Exercise 20 (Hunt’s theorem) Let ${E, F \subset {\bf R}}$ be of finite non-zero measure, and let ${N: {\bf R} \rightarrow {\bf R}}$ be a measurable function. Let ${\Omega}$ be the exceptional set

$\displaystyle \Omega := \{ x \in {\bf R}: M 1_F \geq C \frac{|F|}{|E|} \}$

for a large absolute constant ${C}$; note from the Hardy-Littlewood inequality that ${|\Omega| \leq \frac{1}{2} |E|}$ if ${C}$ is large enough.
• (i) If ${{\mathcal P}}$ be a finite collection of tiles with ${I_P \subset \Omega}$ for all ${P \in {\mathcal P}}$, show that

$\displaystyle \sum_{P \in {\mathcal P}} |\langle 1_F, \phi_P \rangle \langle \phi_P, 1_{E_P^+} \rangle| \lesssim |F|.$

(Hint: By using (22) and the disjointness of the ${E_P^+}$ when ${I_P}$ is fixed, first establish the estimate

$\displaystyle \sum_{P \in {\mathcal P}: I_P = I} |\langle 1_F, \phi_P \rangle \langle \phi_P, 1_{E_P^+} \rangle| \lesssim 2^{-k} \frac{|F|}{|E|} |I|$

whenever ${k}$ is a natural number and ${I}$ is an interval with ${2^k I \subset \Omega}$ and ${2^{k+1} I \not \subset \Omega}$.)
• (ii) If ${{\mathcal P}}$ be a finite collection of tiles with ${I_P \subsetneq \Omega}$ for all ${P \in {\mathcal P}}$, show that ${\mathrm{Energy}( {\mathcal P} ) \lesssim |F|/|E|}$. (For a given tree ${T}$, one can introduce the dyadic intervals ${J}$ as in Exercise 11, then perform a Calderón-Zygmund type decomposition to ${1_F}$, splitting it into a “good” function bounded pointwise by ${O(|F|/|E|)}$, plus “bad functions” that are supported on the intervals ${J}$ and have mean zero. See this paper of Grafakos, Terwilleger, and myself for details.)
• (iii) For any finite collection of tiles for all ${P \in {\mathcal P}}$

$\displaystyle \sum_{P \in {\mathcal P}} |\langle 1_F, \phi_P \rangle \langle \phi_P, 1_{E_P^+} \rangle| \lesssim |F| \log(2 + \frac{|E|}{|F|}).$

• (iv) Show that (51) holds for all ${1 < p < \infty}$, and conclude Theorem 2(iii).
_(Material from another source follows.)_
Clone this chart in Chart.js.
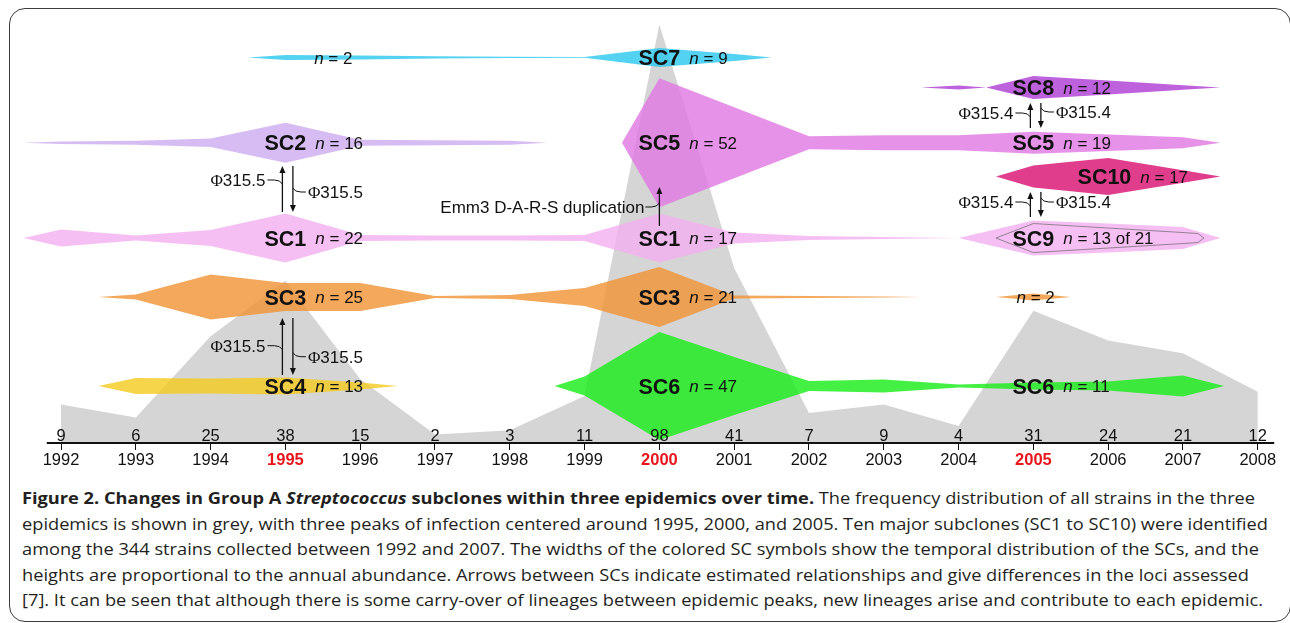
<!DOCTYPE html>
<html lang="en">
<head>
<meta charset="UTF-8">
<title>Group A Streptococcus subclones</title>
<script src="https://cdn.jsdelivr.net/npm/chart.js"></script>
<style>
  body {
    margin: 0;
    width: 1290px;
    height: 623px;
    overflow: hidden;
    position: relative;
    background: #fff;
  }

  .frame {
    position: absolute;
    left: 9px;
    top: 8px;
    width: 1282px;
    height: 614px;
    box-sizing: border-box;
    border: 1.5px solid #3c3c3c;
    border-radius: 16px;
  }

  #chart {
    position: absolute;
    left: 0;
    top: 0;
  }

  #caption {
    position: absolute;
    left: 22px;
    top: 485px;
    font-family: "Open Sans", "Noto Sans", sans-serif;
    font-size: 16.5px;
    line-height: 25.5px;
    color: #231f20;
    white-space: nowrap;
    transform-origin: left top;
  }

  #caption .ln {
    width: max-content;
  }
</style>
</head>
<body>
  <div class="frame"></div>
  <canvas id="chart" width="1290" height="480"></canvas>
  <div id="caption">
    <div class="ln"><b>Figure 2. Changes in Group A <i>Streptococcus</i> subclones within three epidemics over time.</b> The frequency distribution of all strains in the three</div>
    <div class="ln">epidemics is shown in grey, with three peaks of infection centered around 1995, 2000, and 2005. Ten major subclones (SC1 to SC10) were identified</div>
    <div class="ln">among the 344 strains collected between 1992 and 2007. The widths of the colored SC symbols show the temporal distribution of the SCs, and the</div>
    <div class="ln">heights are proportional to the annual abundance. Arrows between SCs indicate estimated relationships and give differences in the loci assessed</div>
    <div class="ln">[7]. It can be seen that although there is some carry-over of lineages between epidemic peaks, new lineages arise and contribute to each epidemic.</div>
  </div>

  <script>
    function fitCaption() {
      const cap = document.getElementById('caption');
      cap.style.transform = 'none';
      const w = cap.querySelectorAll('.ln')[1].getBoundingClientRect().width;
      cap.style.transform = 'scaleX(' + (1246 / w) + ')';
    }
    fitCaption();
    document.fonts.ready.then(fitCaption);

    // all strains per year (grey area + numbers above the axis)
    const years = [1992, 1993, 1994, 1995, 1996, 1997, 1998, 1999, 2000, 2001, 2002, 2003, 2004, 2005, 2006, 2007, 2008];
    const strainCounts = [9, 6, 25, 38, 15, 2, 3, 11, 98, 41, 7, 9, 4, 31, 24, 21, 12];
    const peakYears = [1995, 2000, 2005];

    // vertical level of each subclone row
    const rowA = 90.3, rowB = 83.26, rowC = 70.33, rowD = 62.41, rowE = 48.0, rowF = 34.19, rowG = 13.35;

    // subclone bands: sample years and half height (annual abundance)
    const sc7Years = [1994.5, 1995, 1996, 1997, 1998, 1999, 2000, 2001, 2001.5];
    const sc7Half = [0, 0.59, 0.47, 0.28, 0.14, 0.09, 2.22, 0.82, 0];
    const sc8Years = [2003.5, 2004, 2004.37, 2005, 2006, 2007, 2007.5];
    const sc8Half = [0, 0.47, 0.02, 2.69, 1.64, 0.54, 0];
    const sc2Years = [1991.5, 1992, 1993, 1994, 1995, 1996, 1997, 1998, 1998.5];
    const sc2Half = [0, 0.28, 0.47, 1.0, 4.68, 0.7, 0.59, 0.47, 0];
    const sc5Years = [1999.5, 2000, 2001, 2002, 2003, 2004, 2005, 2006, 2007, 2007.5];
    const sc5Half = [0, 15.1, 8.31, 1.52, 1.76, 1.76, 2.58, 1.92, 1.29, 0];
    const sc10Years = [2004.5, 2005, 2006, 2007, 2007.5];
    const sc10Half = [0, 2.58, 4.33, 1.45, 0];
    const sc1Years = [1991.5, 1992, 1993, 1994, 1995, 1996, 1997, 1998, 1999, 2000, 2001, 2002, 2003, 2004];
    const sc1Half = [0, 1.99, 0.59, 1.87, 5.74, 0.7, 0.59, 0.59, 0.7, 5.74, 1.29, 0.47, 0.23, 0];
    const sc1LateYears = [2004, 2005, 2006, 2007, 2007.5];
    const sc1LateHalf = [0, 4.1, 3.4, 2.58, 0];
    const sc9Years = [2004.5, 2005, 2006, 2007, 2007.2, 2007.28];
    const sc9Half = [0, 3.4, 2.34, 1.29, 1.05, 0];
    const sc3Years = [1992.5, 1993, 1994, 1995, 1996, 1997, 1998, 1999, 2000, 2001, 2002, 2003, 2003.5];
    const sc3Half = [0, 0.59, 5.27, 3.28, 3.28, 0.23, 0.47, 2.11, 7.03, 0.35, 0.23, 0.12, 0];
    const sc3LateYears = [2004.5, 2005, 2005.5];
    const sc3LateHalf = [0, 0.82, 0];
    const sc4Years = [1992.5, 1993, 1994, 1995, 1996, 1996.5];
    const sc4Half = [0, 1.87, 1.76, 1.99, 0.82, 0];
    const sc6Years = [1998.6, 1999, 2000, 2001, 2002, 2003, 2004, 2005, 2006, 2007, 2007.55];
    const sc6Half = [0, 2.22, 12.65, 6.79, 1.17, 1.52, 0.35, 0.82, 1.05, 2.46, 0];

    // labels on the bands
    const scNames = ['SC7', 'SC8', 'SC2', 'SC5', 'SC5', 'SC10', 'SC1', 'SC1', 'SC9', 'SC3', 'SC3', 'SC4', 'SC6', 'SC6'];
    const scCounts = ['9', '12', '16', '52', '19', '17', '22', '17', '13 of 21', '25', '21', '13', '47', '11'];
    const scLabelYears = [2000, 2005, 1995, 2000, 2005, 2005.95, 1995, 2000, 2005, 1995, 2000, 1995, 2000, 2005];
    const scLabelRows = [rowA, rowB, rowC, rowC, rowC, rowD, rowE, rowE, rowE, rowF, rowF, rowG, rowG, rowG];
    const smallCounts = ['2', '2'];
    const smallYears = [1995.64, 2005.03];
    const smallRows = [rowA, rowF];

    // arrows between subclones
    const linkYears = [1995, 1995, 2005, 2005];
    const linkUpper = [64.87, 29.27, 79.63, 58.78];
    const linkLower = [54.1, 15.93, 73.77, 52.93];
    const linkLabels = ['315.5', '315.5', '315.4', '315.4'];
    const linkLeftRows = [61.59, 22.79, 77.28, 56.44];
    const linkRightRows = [58.78, 20.21, 77.52, 56.44];
    const emmYear = 2000, emmFrom = 50.82, emmTo = 59.95, emmRow = 55.27;

    const axisStart = 1991.81, axisEnd = 2008.22;
    const FONT = '"Liberation Sans", Arial, sans-serif';

    function band(yrs, half, level) {
      const top = yrs.map((x, i) => ({ x, y: level + half[i] }));
      const bottom = yrs.map((x, i) => ({ x, y: level - half[i] })).reverse();
      return top.concat(bottom);
    }

    const subclones = [
      [sc7Years, sc7Half, rowA, 'rgba(40, 200, 238, 0.8)'],
      [sc8Years, sc8Half, rowB, 'rgba(174, 62, 212, 0.82)'],
      [sc2Years, sc2Half, rowC, 'rgba(205, 171, 240, 0.8)'],
      [sc5Years, sc5Half, rowC, 'rgba(224, 119, 226, 0.8)'],
      [sc10Years, sc10Half, rowD, 'rgba(217, 20, 116, 0.82)'],
      [sc1Years, sc1Half, rowE, 'rgba(244, 175, 240, 0.8)'],
      [sc1LateYears, sc1LateHalf, rowE, 'rgba(244, 175, 240, 0.8)'],
      [sc3Years, sc3Half, rowF, 'rgba(241, 146, 51, 0.8)'],
      [sc3LateYears, sc3LateHalf, rowF, 'rgba(241, 146, 51, 0.8)'],
      [sc4Years, sc4Half, rowG, 'rgba(245, 203, 29, 0.8)'],
      [sc6Years, sc6Half, rowG, 'rgba(20, 236, 20, 0.8)']
    ];

    const datasets = [{
      data: years.map((x, i) => ({ x, y: strainCounts[i] })),
      fill: 'origin',
      backgroundColor: '#d5d5d5',
      borderWidth: 0,
      borderColor: 'transparent',
      pointRadius: 0,
      order: 10
    }];

    subclones.forEach(([yrs, half, level, color]) => {
      datasets.push({
        data: band(yrs, half, level),
        fill: 'shape',
        backgroundColor: color,
        borderWidth: 0,
        borderColor: 'transparent',
        pointRadius: 0,
        order: 5
      });
    });

    const sc9Outline = band(sc9Years, sc9Half, rowE);
    sc9Outline.push(sc9Outline[0]);
    datasets.push({
      data: sc9Outline,
      fill: false,
      borderColor: 'rgba(100, 100, 100, 0.85)',
      borderWidth: 0.8,
      pointRadius: 0,
      order: 1
    });

    datasets.push({
      data: [{ x: axisStart, y: 0 }, { x: axisEnd, y: 0 }],
      fill: false,
      borderColor: '#111',
      borderWidth: 2,
      pointRadius: 0,
      clip: false,
      order: 0
    });

    function arrow(ctx, x, y1, y2) {
      // shaft from y1 to y2 with the head at y2
      const dir = y2 > y1 ? 1 : -1;
      ctx.beginPath();
      ctx.moveTo(x, y1);
      ctx.lineTo(x, y2 - dir * 5);
      ctx.stroke();
      ctx.beginPath();
      ctx.moveTo(x, y2);
      ctx.lineTo(x - 3, y2 - dir * 7);
      ctx.lineTo(x + 3, y2 - dir * 7);
      ctx.closePath();
      ctx.fill();
    }

    function phiText(ctx, txt, x, y, align) {
      ctx.font = '17px "Liberation Serif", serif';
      const pw = ctx.measureText('\u03A6').width;
      ctx.font = '17px ' + FONT;
      const tw = ctx.measureText(txt).width;
      const left = align === 'right' ? x - pw - tw : x;
      ctx.textAlign = 'left';
      ctx.font = '17px "Liberation Serif", serif';
      ctx.fillText('\u03A6', left, y + 6.1);
      ctx.font = '17px ' + FONT;
      ctx.fillText(txt, left + pw, y + 6.1);
    }

    function countText(ctx, count, left, cy) {
      ctx.textAlign = 'left';
      ctx.font = 'italic 17px ' + FONT;
      const nw = ctx.measureText('n').width;
      ctx.fillText('n', left, cy + 6.1);
      ctx.font = '17px ' + FONT;
      ctx.fillText(' = ' + count, left + nw, cy + 6.1);
    }

    const annotations = {
      id: 'annotations',
      afterDatasetsDraw(chart) {
        const { ctx, chartArea } = chart;
        const xs = chart.scales.x, ys = chart.scales.y;
        ctx.save();
        ctx.fillStyle = '#111';
        ctx.strokeStyle = '#111';
        ctx.lineWidth = 1.3;

        // strain numbers above the axis
        ctx.font = '16.5px ' + FONT;
        ctx.textAlign = 'center';
        years.forEach((yr, i) => {
          ctx.fillText(String(strainCounts[i]), xs.getPixelForValue(yr), chartArea.bottom - 8 + 5.9);
        });

        // subclone names and sizes
        scNames.forEach((name, i) => {
          const cx = xs.getPixelForValue(scLabelYears[i]);
          const cy = ys.getPixelForValue(scLabelRows[i]);
          ctx.font = 'bold 21.5px ' + FONT;
          ctx.textAlign = 'left';
          const w = ctx.measureText(name).width;
          ctx.fillText(name, cx - w / 2, cy + 7.7);
          countText(ctx, scCounts[i], cx + w / 2 + 9, cy);
        });
        smallCounts.forEach((c, i) => {
          ctx.font = '17px ' + FONT;
          const w = ctx.measureText('n = ' + c).width;
          countText(ctx, c, xs.getPixelForValue(smallYears[i]) - w / 2, ys.getPixelForValue(smallRows[i]));
        });

        // relationship arrows
        linkYears.forEach((yr, i) => {
          const px = xs.getPixelForValue(yr);
          const upX = px - 3, downX = px + 7.5;
          const top = ys.getPixelForValue(linkUpper[i]);
          const bot = ys.getPixelForValue(linkLower[i]);
          arrow(ctx, upX, bot, top);
          arrow(ctx, downX, top, bot);
          const yl = ys.getPixelForValue(linkLeftRows[i]);
          const yr2 = ys.getPixelForValue(linkRightRows[i]);
          ctx.lineWidth = 1;
          ctx.beginPath();
          ctx.moveTo(upX - 15, yl);
          ctx.lineTo(upX - 8, yl);
          ctx.quadraticCurveTo(upX - 2, yl, upX, yl + 4);
          ctx.stroke();
          ctx.beginPath();
          ctx.moveTo(downX, yr2 - 4);
          ctx.quadraticCurveTo(downX + 2, yr2, downX + 8, yr2);
          ctx.lineTo(downX + 13, yr2);
          ctx.stroke();
          ctx.lineWidth = 1.3;
          phiText(ctx, linkLabels[i], upX - 17, yl, 'right');
          phiText(ctx, linkLabels[i], downX + 15, yr2, 'left');
        });

        // Emm3 duplication arrow
        const ex = xs.getPixelForValue(emmYear);
        arrow(ctx, ex, ys.getPixelForValue(emmFrom), ys.getPixelForValue(emmTo));
        const ey = ys.getPixelForValue(emmRow);
        ctx.lineWidth = 1;
        ctx.beginPath();
        ctx.moveTo(ex - 14, ey);
        ctx.lineTo(ex - 8, ey);
        ctx.quadraticCurveTo(ex - 2, ey, ex, ey - 4);
        ctx.stroke();
        ctx.font = '17px ' + FONT;
        ctx.textAlign = 'right';
        ctx.fillText('Emm3 D-A-R-S duplication', ex - 15, ey + 6.1);
        ctx.restore();
      }
    };

    const isPeak = c => !!(c && c.tick && peakYears.includes(c.tick.value));

    new Chart(document.getElementById('chart'), {
      type: 'line',
      data: { datasets },
      options: {
        responsive: false,
        animation: false,
        layout: { padding: { left: 15, right: 5, top: 16, bottom: 0 } },
        elements: { line: { tension: 0 } },
        plugins: {
          legend: { display: false },
          tooltip: { enabled: false }
        },
        scales: {
          x: {
            type: 'linear',
            min: 1991.385,
            max: 2008.364,
            afterBuildTicks: axis => { axis.ticks = years.map(v => ({ value: v })); },
            afterFit: axis => { axis.height = 37; },
            border: { display: false },
            grid: { drawOnChartArea: false, drawTicks: true, tickLength: 7, color: '#111', lineWidth: 1 },
            ticks: {
              autoSkip: false,
              maxRotation: 0,
              padding: 1,
              callback: v => String(v),
              color: c => isPeak(c) ? '#e8161b' : '#111',
              font: c => ({
                family: FONT,
                size: 16.5,
                weight: isPeak(c) ? 'bold' : 'normal'
              })
            }
          },
          y: { type: 'linear', min: 0, max: 100, display: false }
        }
      },
      plugins: [annotations]
    });
  </script>
</body>
</html>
Remark 21 The methods of time-frequency analysis given here can handle several other operators that, like the Carleson operator, exhibit scaling, translation, and frequency modulation symmetries. One model example is the bilinear Hilbert transform

$\displaystyle B(f,g)(x) := p.v. \int_{\bf R} \frac{f(x-t) g(x-2t)}{t}\ dt$

for ${f,g \in {\mathcal S}({\bf R})}$. The methods in this set of notes were used by Lacey and Thiele to establish the estimates

$\displaystyle \| B(f,g) \|_{L^{r'}({\bf R})} \lesssim_{p,q,r} \|f\|_{L^p({\bf R})} \|g\|_{L^q({\bf R})}$

for ${2 < p,q,r < \infty}$ with ${1/p + 1/q + 1/r = 1}$ (these estimates have since been strengthened and extended in a number of ways). We only give the briefest of sketches here. Much as how Carleson’s theorem can be reduced to a bound (19), the above estimates can be reduced to the estimation of a model sum

$\displaystyle \sum_{(P_1,P_2,P_3) \in {\mathcal P}} \langle f, \phi_{P_1} \rangle \langle g, \phi_{P_2} \rangle \langle h, \phi_{P_3} \rangle$

where ${{\mathcal P}}$ is a certain collection of triples ${(P_1,P_2,P_3)}$ of tiles ${P_1,P_2,P_3}$ with common spatial interval ${I_{P_1} = I_{P_2} = I_{P_3}}$ and frequency intervals ${\omega_{P_1}, \omega_{P_2}, \omega_{P_3}}$ varying along a certain one-parameter family for each fixed choice of spatial interval. One then uses a variant of Proposition 16 to partition ${{\mathcal P}}$ into “${1}$-trees”, “${2}$-trees”, and “${3}$-trees”, the contribution of each of which can be controlled by the energies of ${f, g, h}$ on such trees, times the length of the spatial support of the tree, in analogy with Exercise 15. See for instance the text of Muscalu and Schlag for more discussion and further results.

Remark 22 The concepts of mass and energy can be abstracted into a framework of ${L^p}$ spaces associated to outer measures (as opposed to the classical setup of ${L^p}$ spaces associated to countably additive measures), in which the mass and energy selection propositions can be viewed as consequences of an abstract Carleson embedding theorem, and the calculations establishing estimates such as (19) from such propositions and a tree estimate can be viewed as consequences of an “outer Hölder inequality”. See this paper of Do and Thiele for details.